La sélection de Donc Acte !

Donc Acte ! ne suit pas l'actualité cinéma à la loupe. Donc Acte !, qui s'est intitulé Le cinéphobe pendant une courte période, n'a pas pour passe-temps de visionner des pelloches de cinoche. Donc Acte ! ne va pas souvent voir une œuvre en salles. L'envie est rare. Le plaisir est d'autant plus intense lorsque je suis satisfait par une rencontre du 7ème art. Certains films m'inspirent des réflexions ; c'est ce que je souhaite partager. Je ne propose pas de thèses et il m'arrive de gâcher les histoires en racontant la fin. Vu que je ne mets pas ce qui a été fait de l'invention des frères Lumière sur un piédestal et que je suis des fois moqueur, Donc Acte ! peut ne pas plaire.

jeudi 30 juin 2011

Idioterne (Dogme95 No 2)

Mercredi 29 Juin 2011
Nuit

Film danois réalisé en 1998 par Lars von Trier, Idioterne, en français Les Idiots, présente un collectif d'individus décidés à nuire à l'ordre public en jouant aux attardés mentaux. Ils créent volontiers la zizanie, usent et abusent de la bonté des gens (gratuité au restaurant), se posent en décalage des normes sociales (squatter une place de parking pour handicapés, un homme utilise les douches féminines de la piscine municipale), et, construisent leur emploi du temps pour rire en taquinant et se moquant d'eux-mêmes et des autres. Le Dogme No 2 est un pamphlet contre l'idiotie dans sa forme d'antithèse de société bourgeoise et de classe moyenne hiérarchisée, ordonnée, conservatrice, respectueuse et productive.

Le style documentaire du film embarque le spectateur, entre interviews des divers protagonistes, sur les lieux de leurs pérégrinations et nous montrent leurs amusements puérils. La Betacam permet une infiltration chez l'autre sans empathie pour les idiots. Ils n'ont aucune intimité. Ils ne semblent n'avoir ni tabou ni émotions ni respect de l'autre. Ils ne vivent pas chez eux. Le passage éclair de l'oncle dans sa maison (élément déclencheur) que le groupe squatte rappelle en opposition aux normes du travail et de la conservation que le collectif rejette.

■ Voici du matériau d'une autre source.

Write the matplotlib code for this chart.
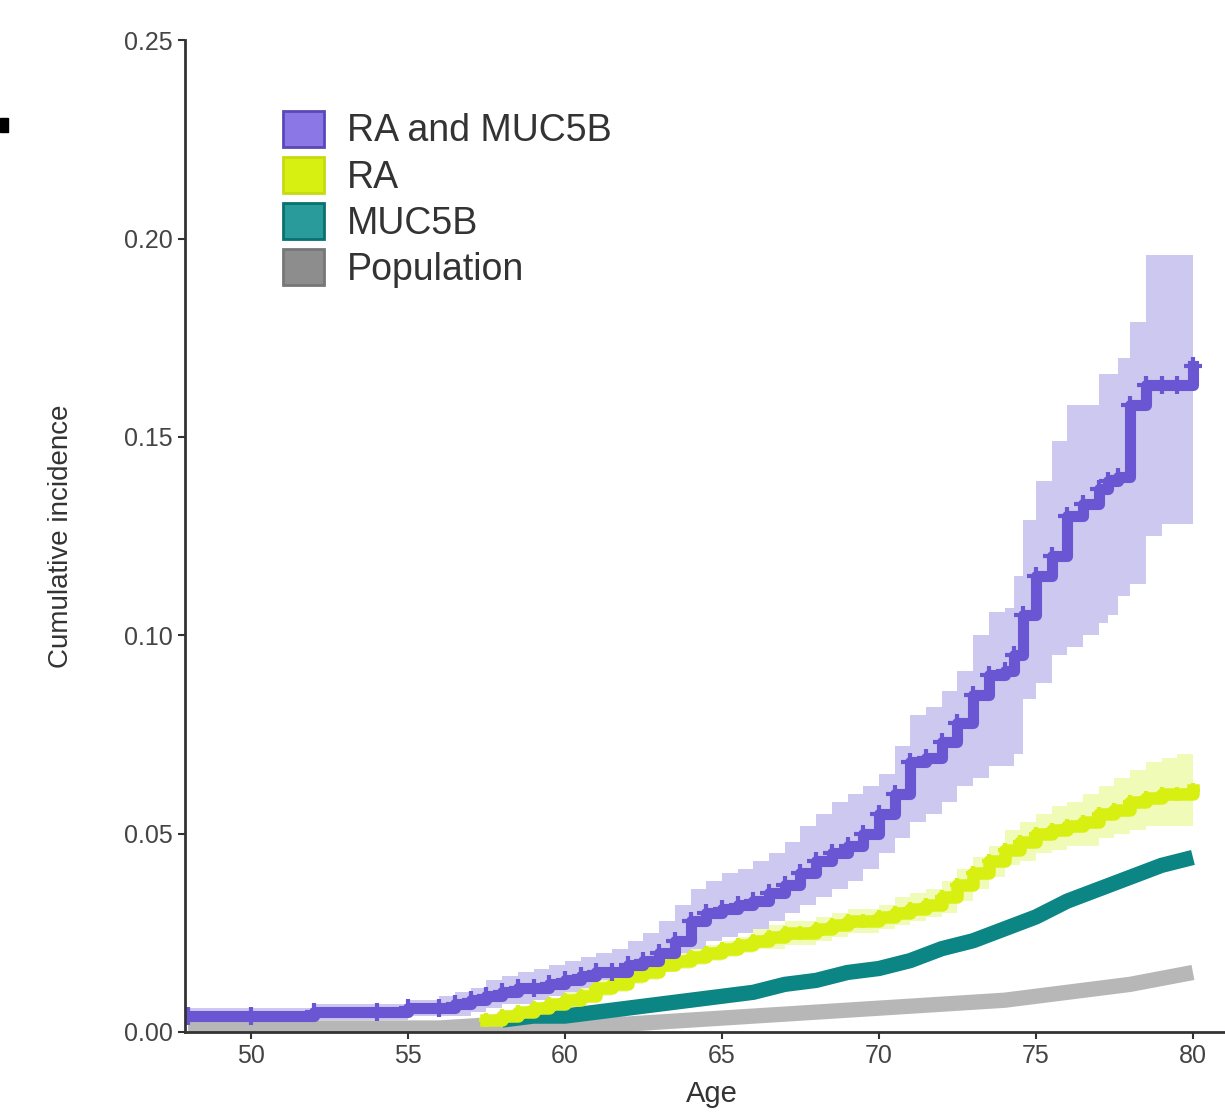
import matplotlib.pyplot as plt
from matplotlib.patches import Patch, Rectangle

plt.rcParams['font.family'] = ['Liberation Sans', 'DejaVu Sans']

# ages at which the step curves are read
age_both = [48, 50, 52, 54, 55, 56, 56.5, 57, 57.5, 58, 58.5, 59, 59.5, 60, 60.5, 61, 61.5, 62, 62.5,
            63, 63.5, 64, 64.5, 65, 65.5, 66, 66.5, 67, 67.5, 68, 68.5, 69, 69.5, 70, 70.5, 71, 71.5,
            72, 72.5, 73, 73.5, 74, 74.3, 74.6, 75, 75.5, 76, 76.5, 77, 77.3, 77.6, 78, 78.5, 79, 79.5, 80]
both = [0.004, 0.004, 0.005, 0.005, 0.006, 0.006, 0.007, 0.008, 0.009, 0.010, 0.011, 0.011, 0.012, 0.013, 0.014, 0.015, 0.015, 0.017, 0.018,
        0.020, 0.023, 0.028, 0.030, 0.031, 0.032, 0.033, 0.035, 0.037, 0.040, 0.043, 0.045, 0.047, 0.050, 0.055, 0.060, 0.068, 0.069,
        0.073, 0.078, 0.085, 0.090, 0.091, 0.095, 0.105, 0.115, 0.120, 0.130, 0.133, 0.137, 0.139, 0.140, 0.158, 0.163, 0.163, 0.163, 0.168]
both_hi = [0.006, 0.006, 0.007, 0.007, 0.008, 0.009, 0.010, 0.011, 0.013, 0.014, 0.015, 0.016, 0.017, 0.018, 0.019, 0.020, 0.021, 0.023, 0.025,
           0.028, 0.032, 0.036, 0.038, 0.040, 0.041, 0.043, 0.045, 0.048, 0.052, 0.055, 0.058, 0.060, 0.062, 0.065, 0.072, 0.080, 0.082,
           0.086, 0.091, 0.100, 0.106, 0.107, 0.115, 0.129, 0.139, 0.149, 0.158, 0.158, 0.166, 0.166, 0.170, 0.179, 0.196, 0.196, 0.196, 0.203]
both_lo = [0.002, 0.002, 0.003, 0.003, 0.004, 0.004, 0.004, 0.005, 0.006, 0.007, 0.007, 0.008, 0.009, 0.010, 0.010, 0.011, 0.011, 0.013, 0.014,
           0.015, 0.017, 0.021, 0.023, 0.024, 0.025, 0.026, 0.028, 0.030, 0.032, 0.034, 0.036, 0.038, 0.041, 0.045, 0.049, 0.053, 0.055,
           0.058, 0.062, 0.064, 0.067, 0.067, 0.070, 0.084, 0.088, 0.095, 0.097, 0.100, 0.103, 0.105, 0.110, 0.113, 0.125, 0.128, 0.128, 0.128]

age_ra = [57.5, 58, 58.5, 59, 59.5, 60, 60.5, 61, 61.5, 62, 62.5, 63, 63.5, 64, 64.5, 65, 65.5, 66, 66.5, 67, 67.5, 68, 68.5,
          69, 69.5, 70, 70.5, 71, 71.5, 72, 72.5, 73, 73.5, 74, 74.5, 75, 75.5, 76, 76.5, 77, 77.5, 78, 78.5, 79, 79.5, 80]
ra = [0.003, 0.004, 0.005, 0.006, 0.007, 0.008, 0.009, 0.011, 0.012, 0.014, 0.015, 0.017, 0.018, 0.019, 0.020, 0.021, 0.022, 0.023, 0.024, 0.025, 0.025, 0.026, 0.027,
      0.028, 0.028, 0.029, 0.030, 0.031, 0.032, 0.034, 0.037, 0.040, 0.043, 0.046, 0.048, 0.050, 0.051, 0.052, 0.053, 0.055, 0.056, 0.058, 0.059, 0.060, 0.060, 0.061]
ra_hi = [0.004, 0.005, 0.006, 0.007, 0.008, 0.010, 0.011, 0.013, 0.014, 0.016, 0.017, 0.019, 0.020, 0.021, 0.022, 0.023, 0.024, 0.026, 0.027, 0.028, 0.028, 0.029, 0.030,
         0.031, 0.031, 0.032, 0.034, 0.035, 0.036, 0.038, 0.041, 0.044, 0.047, 0.051, 0.053, 0.055, 0.057, 0.058, 0.060, 0.062, 0.064, 0.066, 0.068, 0.069, 0.070, 0.071]
ra_lo = [0.002, 0.003, 0.004, 0.005, 0.006, 0.007, 0.008, 0.009, 0.010, 0.012, 0.013, 0.015, 0.016, 0.017, 0.018, 0.019, 0.020, 0.021, 0.021, 0.022, 0.022, 0.023, 0.024,
         0.025, 0.025, 0.026, 0.027, 0.028, 0.029, 0.030, 0.033, 0.036, 0.039, 0.042, 0.043, 0.045, 0.046, 0.047, 0.047, 0.049, 0.050, 0.051, 0.052, 0.052, 0.052, 0.052]

age_muc = [58, 59, 60, 61, 62, 63, 64, 65, 66, 67, 68, 69, 70, 71, 72, 73, 74, 75, 76, 77, 78, 79, 80]
muc = [0.003, 0.004, 0.004, 0.005, 0.006, 0.007, 0.008, 0.009, 0.010, 0.012, 0.013, 0.015, 0.016, 0.018, 0.021, 0.023, 0.026, 0.029, 0.033, 0.036, 0.039, 0.042, 0.044]

age_pop = [48, 50, 52, 54, 56, 58, 60, 62, 64, 66, 68, 70, 72, 74, 76, 78, 80]
pop = [0.001, 0.001, 0.001, 0.001, 0.001, 0.002, 0.002, 0.002, 0.003, 0.004, 0.005, 0.006, 0.007, 0.008, 0.010, 0.012, 0.015]

labels = ['RA and MUC5B', 'RA', 'MUC5B', 'Population']
colors = ['#6a55d2', '#d8ef12', '#0c8585', '#b7b7b7']
band_colors = ['#cdc8f0', '#f1fbb8', '#c9f4f4', '#d8d8d8']
key_colors = ['#8b78e6', '#d8ef12', '#2a9b9b', '#8d8d8d']
edge_colors = ['#5a48b8', '#c5db10', '#0a7070', '#777777']

fig = plt.figure(figsize=(12.25, 11.2), dpi=100)
ax = fig.add_axes([0.151, 0.0786, 0.86, 0.8854])

# confidence bands
ax.fill_between(age_both, both_lo, both_hi, step='post', color=band_colors[0], lw=0)
ax.fill_between(age_ra, ra_lo, ra_hi, step='post', color=band_colors[1], lw=0)

# curves
ax.plot(age_pop, pop, color=colors[3], lw=11, solid_capstyle='butt')
ax.plot(age_muc, muc, color=colors[2], lw=11, solid_capstyle='butt')
ax.plot(age_ra, ra, color=colors[1], lw=9, drawstyle='steps-post', marker='+', ms=10, mew=3)
ax.plot(age_both, both, color=colors[0], lw=8, drawstyle='steps-post', marker='+', ms=13, mew=3)

ax.set_xlim(47.9, 81.45)
ax.set_ylim(0, 0.25)
ax.set_xticks([50, 55, 60, 65, 70, 75, 80])
ax.set_yticks([0, 0.05, 0.10, 0.15, 0.20, 0.25])
ax.set_yticklabels(['0.00', '0.05', '0.10', '0.15', '0.20', '0.25'])
ax.tick_params(labelsize=18, colors='#333333', length=5, width=1.5, labelcolor='#444444', pad=4)
for s in ['top', 'right']:
    ax.spines[s].set_visible(False)
for s in ['left', 'bottom']:
    ax.spines[s].set_linewidth(2)
    ax.spines[s].set_color('#333333')

ax.set_xlabel('Age', fontsize=21, color='#333333', labelpad=8)
ax.set_ylabel('Cumulative incidence', fontsize=20, color='#333333', labelpad=36)

handles = [Patch(facecolor=c, edgecolor=e, lw=2) for c, e in zip(key_colors, edge_colors)]
ax.legend(handles, labels, loc='upper left', bbox_to_anchor=(0.093, 0.929), frameon=False,
          fontsize=27, handlelength=1.1, handleheight=1.1, handletextpad=0.6, labelspacing=0.2,
          borderpad=0, borderaxespad=0, labelcolor='#333333')

# small black mark at the left edge of the picture
fig.patches.append(Rectangle((0, 1 - 132 / 1120), 8 / 1225, 14 / 1120,
                             transform=fig.transFigure, color='black'))

fig.savefig('out.png', dpi=100)
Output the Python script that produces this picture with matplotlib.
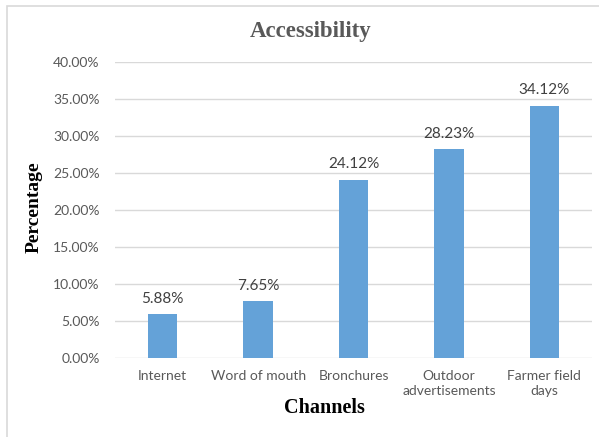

Puis quelques individus viennent leur projeter un reflet que les idiots repoussent (des acheteurs pour la maison) ou qui les détruisent moralement (de véritables attardés mentaux) et commencent à les désunir. Leur idiotie qui semblait d'abord être mise en balance par Karen, une nouvelle venue, une jeune femme fauchée, qui ne sait pas pourquoi elle se laisse embarquer dans l'aventure, est en fait contagieuse. Karen est de plus en plus affectée par cet environnement après s'être même demandée si elle avait le droit au bonheur. Cette question met en perspective le raisonnement qui est celui des idiots jusque là : le bonheur se conçoit dans l'anomie. Plusieurs sont en repos ou en vacances de leurs vraies vies (boulot, famille) ; ils sont dans cette expérience pour échapper aux responsabilités (ni conséquence ni miroir ni punition) alors que Karen était déjà à la dérive avant de les rencontrer. L'amusement des idiots provoquent la chute des fragilisés par la vie et nécessite de franchir des étapes pour aller vers quelque chose de plus compromettant et dangereux en interne.

Karen à gauche.

Survient la défense des intérêts du groupe. Un conseiller municipal puis le père de Joséphine viennent apporter deux contre-points à la philosophie du bonheur des idiots. En premier lieu, la corruption. Afin de les faire déménager, la mairie leur offre de l'argent sans leur faire la morale. Puis, le parent leur oppose l'indifférence et le mot fameux : "In Vino Veritas" soulignant ainsi l'enivrement des imbéciles qui sortent d'une orgie (attention ! il y a des plans explicites à l'écran) et qui se croient éclairés de génie. Une limite se dessine. Josephine a besoin de prendre des pilules qu'elle a abandonné au domicile parental. Même si elle est très heureuse en idiote, chez les idiots, on ne se soigne pas. Les idiots ne peuvent apporter aucune aide. Ils n'y font que semblant d'être malade. La confrontation entre ce monde loin de tout et celui où leurs proches attendent leur retour fait exploser le collectif.

Film rude à visionner mais enrichissant. Idioterne est plus approprié à mon goût concernant l'existence en dehors de la société (ici en micro-société) que les récits sur les retours à la nature tel Jeremiah Johnson (1972) de Sydney Pollack ou Into The Wild (2007) de Sean Penn, deux visions assez romantiques sur une autre vie et (donc) une autre mort.